* START TASK MATERIAL *

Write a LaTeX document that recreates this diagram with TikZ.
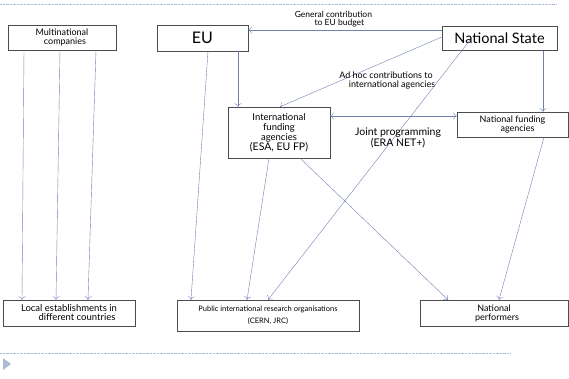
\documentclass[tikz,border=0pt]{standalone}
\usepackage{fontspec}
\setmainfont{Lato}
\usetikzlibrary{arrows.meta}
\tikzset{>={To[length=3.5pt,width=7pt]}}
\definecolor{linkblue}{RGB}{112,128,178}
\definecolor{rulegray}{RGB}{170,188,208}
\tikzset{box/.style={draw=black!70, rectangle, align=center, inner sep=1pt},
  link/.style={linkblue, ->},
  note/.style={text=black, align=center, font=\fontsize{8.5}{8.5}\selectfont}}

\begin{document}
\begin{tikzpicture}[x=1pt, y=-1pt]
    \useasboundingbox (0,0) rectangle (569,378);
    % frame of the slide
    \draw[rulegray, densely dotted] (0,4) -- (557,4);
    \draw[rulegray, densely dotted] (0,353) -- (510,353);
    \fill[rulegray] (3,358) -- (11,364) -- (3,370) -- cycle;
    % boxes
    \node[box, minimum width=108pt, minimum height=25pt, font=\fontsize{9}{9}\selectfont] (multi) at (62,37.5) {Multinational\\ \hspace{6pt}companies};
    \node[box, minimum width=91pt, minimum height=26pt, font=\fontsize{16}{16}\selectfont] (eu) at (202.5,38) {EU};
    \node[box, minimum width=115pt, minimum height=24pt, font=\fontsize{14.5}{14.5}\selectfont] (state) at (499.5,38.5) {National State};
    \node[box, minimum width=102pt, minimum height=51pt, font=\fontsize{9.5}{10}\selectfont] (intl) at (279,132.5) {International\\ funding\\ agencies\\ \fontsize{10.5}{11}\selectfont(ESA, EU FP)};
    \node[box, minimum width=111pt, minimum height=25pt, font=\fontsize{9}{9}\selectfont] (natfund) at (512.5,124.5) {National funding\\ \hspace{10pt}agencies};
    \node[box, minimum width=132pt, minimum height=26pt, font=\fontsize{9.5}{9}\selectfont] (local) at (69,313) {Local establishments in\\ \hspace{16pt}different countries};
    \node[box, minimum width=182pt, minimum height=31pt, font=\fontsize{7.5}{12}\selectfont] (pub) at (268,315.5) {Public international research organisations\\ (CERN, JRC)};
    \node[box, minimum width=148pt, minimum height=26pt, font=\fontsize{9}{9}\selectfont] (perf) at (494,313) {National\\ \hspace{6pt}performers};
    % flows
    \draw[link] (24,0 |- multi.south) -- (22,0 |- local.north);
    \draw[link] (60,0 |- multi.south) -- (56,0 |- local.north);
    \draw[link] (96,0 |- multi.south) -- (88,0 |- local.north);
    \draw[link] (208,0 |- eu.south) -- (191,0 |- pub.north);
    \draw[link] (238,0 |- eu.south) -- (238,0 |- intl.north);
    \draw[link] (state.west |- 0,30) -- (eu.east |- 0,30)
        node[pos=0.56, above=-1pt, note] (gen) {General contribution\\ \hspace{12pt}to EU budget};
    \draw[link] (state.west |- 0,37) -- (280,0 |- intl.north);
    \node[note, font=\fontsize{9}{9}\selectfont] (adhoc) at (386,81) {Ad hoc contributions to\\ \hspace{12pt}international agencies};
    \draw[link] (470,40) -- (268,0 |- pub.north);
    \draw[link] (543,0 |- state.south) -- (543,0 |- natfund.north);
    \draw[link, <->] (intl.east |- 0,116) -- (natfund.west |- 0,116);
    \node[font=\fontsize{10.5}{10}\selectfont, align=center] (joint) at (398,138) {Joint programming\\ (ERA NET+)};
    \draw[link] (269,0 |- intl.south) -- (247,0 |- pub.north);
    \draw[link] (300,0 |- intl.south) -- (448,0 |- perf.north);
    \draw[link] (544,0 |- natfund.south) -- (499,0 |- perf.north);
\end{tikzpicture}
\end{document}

* END TASK MATERIAL *
* START TASK MATERIAL *

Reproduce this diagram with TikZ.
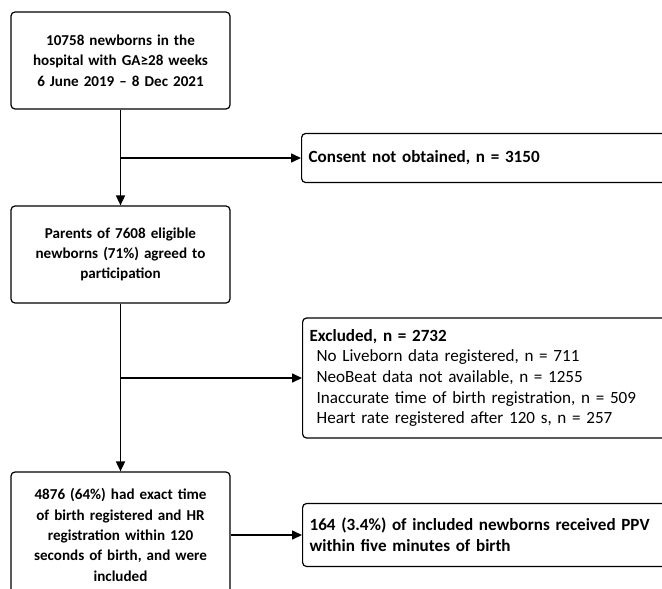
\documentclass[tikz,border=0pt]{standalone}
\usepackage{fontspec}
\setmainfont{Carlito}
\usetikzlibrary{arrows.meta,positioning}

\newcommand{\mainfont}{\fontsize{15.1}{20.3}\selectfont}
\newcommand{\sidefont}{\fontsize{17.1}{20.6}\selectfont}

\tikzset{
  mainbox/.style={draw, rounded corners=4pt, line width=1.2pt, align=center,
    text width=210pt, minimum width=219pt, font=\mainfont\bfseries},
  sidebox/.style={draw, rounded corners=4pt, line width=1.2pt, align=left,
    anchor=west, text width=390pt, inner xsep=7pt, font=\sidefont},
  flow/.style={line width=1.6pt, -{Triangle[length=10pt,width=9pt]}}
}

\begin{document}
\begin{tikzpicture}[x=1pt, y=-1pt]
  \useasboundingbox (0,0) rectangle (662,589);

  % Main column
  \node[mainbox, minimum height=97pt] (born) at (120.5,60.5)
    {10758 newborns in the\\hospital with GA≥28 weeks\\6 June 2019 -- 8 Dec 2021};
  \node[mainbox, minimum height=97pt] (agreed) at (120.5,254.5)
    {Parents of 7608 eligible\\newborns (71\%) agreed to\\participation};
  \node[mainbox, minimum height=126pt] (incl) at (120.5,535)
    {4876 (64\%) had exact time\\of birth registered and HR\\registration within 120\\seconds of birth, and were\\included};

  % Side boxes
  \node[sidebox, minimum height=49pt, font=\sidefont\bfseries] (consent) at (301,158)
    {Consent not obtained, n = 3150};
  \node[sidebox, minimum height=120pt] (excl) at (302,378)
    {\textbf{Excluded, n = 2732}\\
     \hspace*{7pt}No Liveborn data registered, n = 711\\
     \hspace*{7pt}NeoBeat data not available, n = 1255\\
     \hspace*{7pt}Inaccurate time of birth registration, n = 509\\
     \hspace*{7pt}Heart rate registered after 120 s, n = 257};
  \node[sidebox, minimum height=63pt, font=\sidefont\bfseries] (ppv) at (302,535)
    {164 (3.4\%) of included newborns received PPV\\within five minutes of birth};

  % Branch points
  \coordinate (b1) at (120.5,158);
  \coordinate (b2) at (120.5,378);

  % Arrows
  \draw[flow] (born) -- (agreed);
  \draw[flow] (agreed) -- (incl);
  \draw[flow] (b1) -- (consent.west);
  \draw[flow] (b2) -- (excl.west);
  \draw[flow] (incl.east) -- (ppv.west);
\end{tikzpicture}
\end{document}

* END TASK MATERIAL *

STATED GOAL:
Start at the line that contains "Reproduce this diagram with TikZ.", stop at the line that contains "(0,0) rectangle (662,589);", and reproduce each line in that stretch exactly. Pictures are excluded.

TASK ANSWER:
Reproduce this diagram with TikZ.
\documentclass[tikz,border=0pt]{standalone}
\usepackage{fontspec}
\setmainfont{Carlito}
\usetikzlibrary{arrows.meta,positioning}

\newcommand{\mainfont}{\fontsize{15.1}{20.3}\selectfont}
\newcommand{\sidefont}{\fontsize{17.1}{20.6}\selectfont}

\tikzset{
  mainbox/.style={draw, rounded corners=4pt, line width=1.2pt, align=center,
    text width=210pt, minimum width=219pt, font=\mainfont\bfseries},
  sidebox/.style={draw, rounded corners=4pt, line width=1.2pt, align=left,
    anchor=west, text width=390pt, inner xsep=7pt, font=\sidefont},
  flow/.style={line width=1.6pt, -{Triangle[length=10pt,width=9pt]}}
}

\begin{document}
\begin{tikzpicture}[x=1pt, y=-1pt]
  \useasboundingbox (0,0) rectangle (662,589);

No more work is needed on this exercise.